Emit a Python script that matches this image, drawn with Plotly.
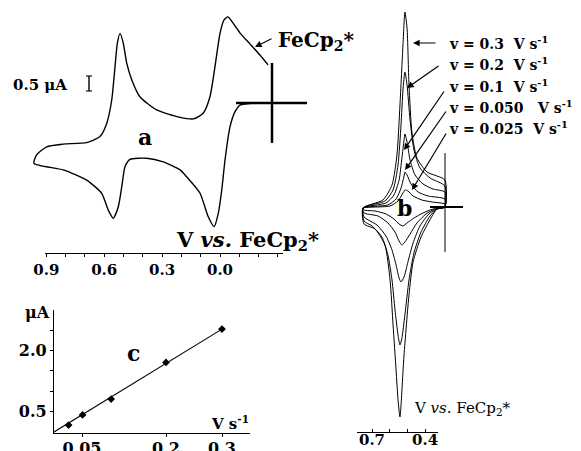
import plotly.graph_objects as go

W, H = 581, 451
OFF = 8  # page body margin: figure pixel 0 sits at screen pixel 8
FONT = "DejaVu Serif"

# ---------------- data ----------------
# panel a: cyclic voltammogram (potential in V vs FeCp2*, current in uA)
a_E = [-0.249, -0.207, -0.155, -0.104, -0.067, -0.041, -0.021, 0.000, 0.026, 0.052, 0.087, 0.138, 0.207,
       0.328, 0.415, 0.457, 0.483, 0.501, 0.518, 0.532, 0.544, 0.561, 0.587, 0.622, 0.691, 0.812, 0.898,
       0.950, 0.964,
       0.812, 0.691, 0.613, 0.579, 0.553, 0.527, 0.509, 0.492, 0.466, 0.380, 0.294, 0.207, 0.173, 0.104,
       0.061, 0.030, 0.009, -0.009, -0.026, -0.052, -0.078, -0.104, -0.181, -0.269]
a_I = [1.27, 1.60, 1.97, 2.33, 2.67, 2.87, 2.77, 2.32, 1.21, 0.21, -0.34, -0.53, -0.48,
       -0.23, 0.21, 0.77, 1.32, 1.99, 2.32, 1.99, 1.21, 0.10, -0.68, -1.12, -1.32, -1.37, -1.46,
       -1.73, -2.01,
       -2.23, -2.57, -3.01, -3.57, -3.84, -3.46, -2.79, -2.12, -1.88, -1.84, -1.96, -2.23, -2.46, -3.00,
       -3.79, -4.12, -3.68, -2.90, -1.90, -0.79, -0.29, -0.07, 0.00, 0.00]

# panel b: CVs at several scan rates (closed loops)
scan_rates = ["0.3", "0.2", "0.1", "0.050", "0.025"]
b_E_03 = [0.751, 0.638, 0.587, 0.559, 0.542, 0.525, 0.514, 0.502, 0.491, 0.474, 0.446, 0.389, 0.288,
          0.288, 0.333, 0.367, 0.423, 0.468, 0.491, 0.519, 0.536, 0.542, 0.553, 0.564, 0.581, 0.598,
          0.627, 0.683, 0.745, 0.751]
b_I_03 = [-0.013, 0.093, 0.293, 0.693, 1.36, 2.16, 2.60, 2.387, 1.627, 0.987, 0.653, 0.467, 0.36,
          0.0, -0.027, -0.147, -0.40, -0.733, -1.173, -1.973, -2.64, -2.80, -2.573, -2.173, -1.573, -0.973,
          -0.507, -0.293, -0.227, -0.013]
b_E_02 = [0.751, 0.627, 0.581, 0.553, 0.536, 0.525, 0.514, 0.502, 0.485, 0.463, 0.429, 0.372, 0.288,
          0.288, 0.333, 0.372, 0.423, 0.463, 0.491, 0.514, 0.531, 0.542, 0.553, 0.570, 0.587, 0.610,
          0.644, 0.700, 0.745, 0.751]
b_I_02 = [-0.013, 0.08, 0.227, 0.56, 1.093, 1.56, 1.80, 1.627, 1.16, 0.76, 0.52, 0.387, 0.28,
          0.0, -0.027, -0.12, -0.333, -0.613, -0.973, -1.44, -1.747, -1.84, -1.707, -1.373, -0.973, -0.64,
          -0.40, -0.253, -0.187, -0.013]
b_E_01 = [0.751, 0.621, 0.576, 0.547, 0.531, 0.519, 0.514, 0.502, 0.485, 0.457, 0.412, 0.355, 0.288,
          0.288, 0.333, 0.378, 0.429, 0.468, 0.497, 0.519, 0.536, 0.547, 0.564, 0.587, 0.621, 0.672,
          0.745, 0.751]
b_I_01 = [-0.013, 0.053, 0.16, 0.36, 0.653, 0.893, 0.973, 0.867, 0.627, 0.427, 0.307, 0.24, 0.20,
          0.0, -0.027, -0.093, -0.253, -0.48, -0.733, -0.933, -1.0, -0.947, -0.773, -0.573, -0.387, -0.24,
          -0.133, -0.013]
b_E_005 = [0.751, 0.610, 0.564, 0.536, 0.519, 0.514, 0.502, 0.480, 0.440, 0.384, 0.288,
           0.288, 0.344, 0.395, 0.446, 0.485, 0.514, 0.531, 0.547, 0.570, 0.610, 0.666, 0.745, 0.751]
b_I_005 = [-0.013, 0.027, 0.107, 0.253, 0.413, 0.467, 0.427, 0.307, 0.20, 0.147, 0.107,
           0.0, -0.027, -0.093, -0.213, -0.36, -0.467, -0.507, -0.453, -0.333, -0.213, -0.12, -0.08, -0.013]
b_E_0025 = [0.751, 0.598, 0.553, 0.525, 0.514, 0.497, 0.468, 0.418, 0.361, 0.288,
            0.288, 0.355, 0.412, 0.463, 0.502, 0.525, 0.547, 0.576, 0.621, 0.683, 0.745, 0.751]
b_I_0025 = [-0.013, 0.013, 0.08, 0.187, 0.227, 0.213, 0.147, 0.093, 0.067, 0.04,
            0.0, -0.027, -0.08, -0.147, -0.213, -0.253, -0.227, -0.16, -0.093, -0.053, -0.04, -0.013]
b_E = [b_E_03, b_E_02, b_E_01, b_E_005, b_E_0025]
b_I = [b_I_03, b_I_02, b_I_01, b_I_005, b_I_0025]

# panel c: peak current vs scan rate
c_v = [0.026, 0.051, 0.102, 0.200, 0.300]
c_ip = [0.17, 0.42, 0.81, 1.71, 2.53]
c_fit_v = [0.0, 0.300]
c_fit_ip = [0.0, 2.53]

a_ticks = [0.9, 0.6, 0.3, 0.0]
a_ticklabels = ["0.9", "0.6", "0.3", "0.0"]
a_minor = [0.8, 0.7, 0.5, 0.4, 0.2, 0.1, -0.1, -0.2, -0.3]
b_ticks = [0.7, 0.4]
b_ticklabels = ["0.7", "0.4"]
b_minor = [0.6, 0.5]
c_xticks = [0.05, 0.2, 0.3]
c_xticklabels = ["0.05", "0.2", "0.3"]
c_yticks = [0.5, 2.0]
c_yticklabels = ["0.5", "2.0"]
c_yminor = [1.0, 1.5, 2.5]

# ---------------- geometry (screen-pixel scales) ----------------
A_E0_PX, A_PX_PER_V, A_I0_PX, A_PX_PER_UA = 220.0, 193.0, 103.0, 30.0
B_E_REF, B_E_REF_PX, B_PX_PER_V, B_I0_PX, B_PX_PER_UA = 0.7, 372.0, 177.0, 207.0, 75.0


def fx(px):
    return (px - OFF) / W


def fy(py):
    return 1 - (py - OFF) / H


def a_x(px):
    return (A_E0_PX - px) / A_PX_PER_V


def a_y(py):
    return (A_I0_PX - py) / A_PX_PER_UA


def b_x(px):
    return B_E_REF - (px - B_E_REF_PX) / B_PX_PER_V


def b_y(py):
    return (B_I0_PX - py) / B_PX_PER_UA


fig = go.Figure()

fig.add_trace(go.Scatter(x=a_E, y=a_I, mode="lines", xaxis="x", yaxis="y",
                         line=dict(color="black", width=1.4, shape="spline", smoothing=0.6),
                         hoverinfo="skip", showlegend=False))
for E, I in zip(b_E, b_I):
    fig.add_trace(go.Scatter(x=E, y=I, mode="lines", xaxis="x2", yaxis="y2",
                             line=dict(color="black", width=1.0, shape="spline", smoothing=0.6),
                             hoverinfo="skip", showlegend=False))

# invisible anchors for the scale axes
fig.add_trace(go.Scatter(x=[0.5], y=[0.5], xaxis="x3", yaxis="y3", mode="markers",
                         marker=dict(opacity=0), hoverinfo="skip", showlegend=False))
fig.add_trace(go.Scatter(x=[0.5], y=[0.5], xaxis="x4", yaxis="y4", mode="markers",
                         marker=dict(opacity=0), hoverinfo="skip", showlegend=False))

fig.add_trace(go.Scatter(x=c_fit_v, y=c_fit_ip, mode="lines", xaxis="x5", yaxis="y5",
                         line=dict(color="black", width=1.1), hoverinfo="skip", showlegend=False))
fig.add_trace(go.Scatter(x=c_v, y=c_ip, mode="markers", xaxis="x5", yaxis="y5",
                         marker=dict(color="black", size=6, symbol="diamond"),
                         hoverinfo="skip", showlegend=False))

hidden = dict(visible=False, showgrid=False, zeroline=False, automargin=False)


def scale_axis(size, ticks, ticklen, minor_vals, standoff=0):
    d = dict(showline=True, linecolor="black", linewidth=1.2, ticks=ticks, ticklen=ticklen,
             tickwidth=1.1, tickcolor="black", showgrid=False, zeroline=False, automargin=False,
             ticklabelstandoff=standoff,
             tickfont=dict(family=FONT, size=size, color="black"))
    if minor_vals:
        d["minor"] = dict(tickvals=minor_vals, ticks=ticks, ticklen=ticklen, tickwidth=1.1,
                          tickcolor="black", showgrid=False)
    return d


fig.update_layout(
    width=W, height=H, margin=dict(l=0, r=0, t=0, b=0, autoexpand=False),
    paper_bgcolor="white", plot_bgcolor="rgba(0,0,0,0)", showlegend=False,
    xaxis=dict(domain=[0, 1], range=[a_x(OFF), a_x(OFF + W)], anchor="y", **hidden),
    yaxis=dict(domain=[0, 1], range=[a_y(OFF + H), a_y(OFF)], anchor="x", **hidden),
    xaxis2=dict(domain=[0, 1], range=[b_x(OFF), b_x(OFF + W)], anchor="y2", **hidden),
    yaxis2=dict(domain=[0, 1], range=[b_y(OFF + H), b_y(OFF)], anchor="x2", **hidden),
    xaxis3=dict(domain=[fx(45), fx(283)], range=[a_x(45), a_x(283)], anchor="y3",
                tickvals=a_ticks, ticktext=["<b>%s</b>" % t for t in a_ticklabels],
                **scale_axis(15, "outside", 3, a_minor)),
    yaxis3=dict(domain=[fy(253), fy(240)], range=[0, 1], anchor="x3", **hidden),
    xaxis4=dict(domain=[fx(357), fx(438)], range=[b_x(357), b_x(438)], anchor="y4",
                tickvals=b_ticks, ticktext=["<b>%s</b>" % t for t in b_ticklabels],
                **scale_axis(15, "inside", 3, b_minor, standoff=-6)),
    yaxis4=dict(domain=[fy(432), fy(420)], range=[0, 1], anchor="x4", **hidden),
    xaxis5=dict(domain=[fx(54), fx(250)], range=[0, 0.35], anchor="y5",
                tickvals=c_xticks, ticktext=["<b>%s</b>" % t for t in c_xticklabels],
                **scale_axis(16, "outside", 3, None, standoff=-2)),
    yaxis5=dict(domain=[fy(433), fy(310)], range=[-0.025, 3.0], anchor="x5",
                tickvals=c_yticks, ticktext=["<b>%s</b>" % t for t in c_yticklabels],
                **scale_axis(16, "outside", 3, c_yminor)),
)

shapes = []
# panel a crosshair
shapes.append(dict(type="line", xref="x", yref="y", x0=a_x(272), x1=a_x(272), y0=a_y(63), y1=a_y(143),
                   line=dict(color="black", width=2.5)))
shapes.append(dict(type="line", xref="x", yref="y", x0=a_x(236), x1=a_x(307), y0=0, y1=0,
                   line=dict(color="black", width=2.5)))
# panel a current scale bar (0.5 uA)
bar_x = a_x(89)
bar_top = a_y(76)
shapes.append(dict(type="line", xref="x", yref="y", x0=bar_x, x1=bar_x, y0=bar_top, y1=bar_top - 0.5,
                   line=dict(color="black", width=1.4)))
for yy in (bar_top, bar_top - 0.5):
    shapes.append(dict(type="line", xref="x", yref="y", x0=a_x(86), x1=a_x(92), y0=yy, y1=yy,
                       line=dict(color="black", width=1.1)))
# panel b crosshair
shapes.append(dict(type="line", xref="x2", yref="y2", x0=b_x(445), x1=b_x(445), y0=b_y(153), y1=b_y(252),
                   line=dict(color="black", width=1.0)))
shapes.append(dict(type="line", xref="x2", yref="y2", x0=b_x(430), x1=b_x(463), y0=0, y1=0,
                   line=dict(color="black", width=2.0)))
fig.update_layout(shapes=shapes)

ann = []


def text(px, py, s, size, anchor="left", bold=True):
    ann.append(dict(xref="paper", yref="paper", x=fx(px), y=fy(py), text=("<b>%s</b>" % s) if bold else s,
                    showarrow=False, xanchor=anchor, yanchor="middle",
                    font=dict(family=FONT, size=size, color="black")))


def arrow(hx, hy, tx, ty):
    ann.append(dict(xref="paper", yref="paper", x=fx(hx), y=fy(hy), ax=tx - hx, ay=ty - hy, text="",
                    showarrow=True, arrowhead=2, arrowsize=1.1, arrowwidth=1.2, arrowcolor="black"))


NB = "\u00a0"
text(174, 240, "V <i>vs.</i> FeCp<sub>2</sub>*", 21)
text(276, 41, "FeCp<sub>2</sub>*", 20)
text(11, 85, "0.5 \u03bcA", 15)
text(145, 137, "a", 22, anchor="center")
text(404, 208, "b", 22, anchor="center")
text(133, 353, "c", 22, anchor="center")
text(412, 408, "V <i>vs.</i> FeCp<sub>2</sub>*", 15, bold=False)
text(37, 312, "\u03bcA", 16, anchor="center")
text(251, 423, "V s<sup>-1</sup>", 15, anchor="right")
rows_y = [43, 64, 86, 107, 128]
for r, yy in zip(scan_rates, rows_y):
    gap = NB * 3 if r == "0.050" else NB * 2
    text(447, yy, "v = %s%sV s<sup>-1</sup>" % (r, gap), 14)

arrow(255, 47, 273, 38)
arrow(413, 43, 437, 43)
arrow(407, 88, 440, 65)
arrow(404, 150, 445, 90)
arrow(405, 170, 447, 110)
arrow(412, 190, 447, 132)
fig.update_layout(annotations=ann)

fig.write_html("out.html")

PROBLEM DESCRIPTION: Make an exact copy of the lines from the top of the material through the line with "-0.07, 0.00, 0.00]", pictures excluded.

RESPONSE BELOW:
Emit a Python script that matches this image, drawn with Plotly.
import plotly.graph_objects as go

W, H = 581, 451
OFF = 8  # page body margin: figure pixel 0 sits at screen pixel 8
FONT = "DejaVu Serif"

# ---------------- data ----------------
# panel a: cyclic voltammogram (potential in V vs FeCp2*, current in uA)
a_E = [-0.249, -0.207, -0.155, -0.104, -0.067, -0.041, -0.021, 0.000, 0.026, 0.052, 0.087, 0.138, 0.207,
       0.328, 0.415, 0.457, 0.483, 0.501, 0.518, 0.532, 0.544, 0.561, 0.587, 0.622, 0.691, 0.812, 0.898,
       0.950, 0.964,
       0.812, 0.691, 0.613, 0.579, 0.553, 0.527, 0.509, 0.492, 0.466, 0.380, 0.294, 0.207, 0.173, 0.104,
       0.061, 0.030, 0.009, -0.009, -0.026, -0.052, -0.078, -0.104, -0.181, -0.269]
a_I = [1.27, 1.60, 1.97, 2.33, 2.67, 2.87, 2.77, 2.32, 1.21, 0.21, -0.34, -0.53, -0.48,
       -0.23, 0.21, 0.77, 1.32, 1.99, 2.32, 1.99, 1.21, 0.10, -0.68, -1.12, -1.32, -1.37, -1.46,
       -1.73, -2.01,
       -2.23, -2.57, -3.01, -3.57, -3.84, -3.46, -2.79, -2.12, -1.88, -1.84, -1.96, -2.23, -2.46, -3.00,
       -3.79, -4.12, -3.68, -2.90, -1.90, -0.79, -0.29, -0.07, 0.00, 0.00]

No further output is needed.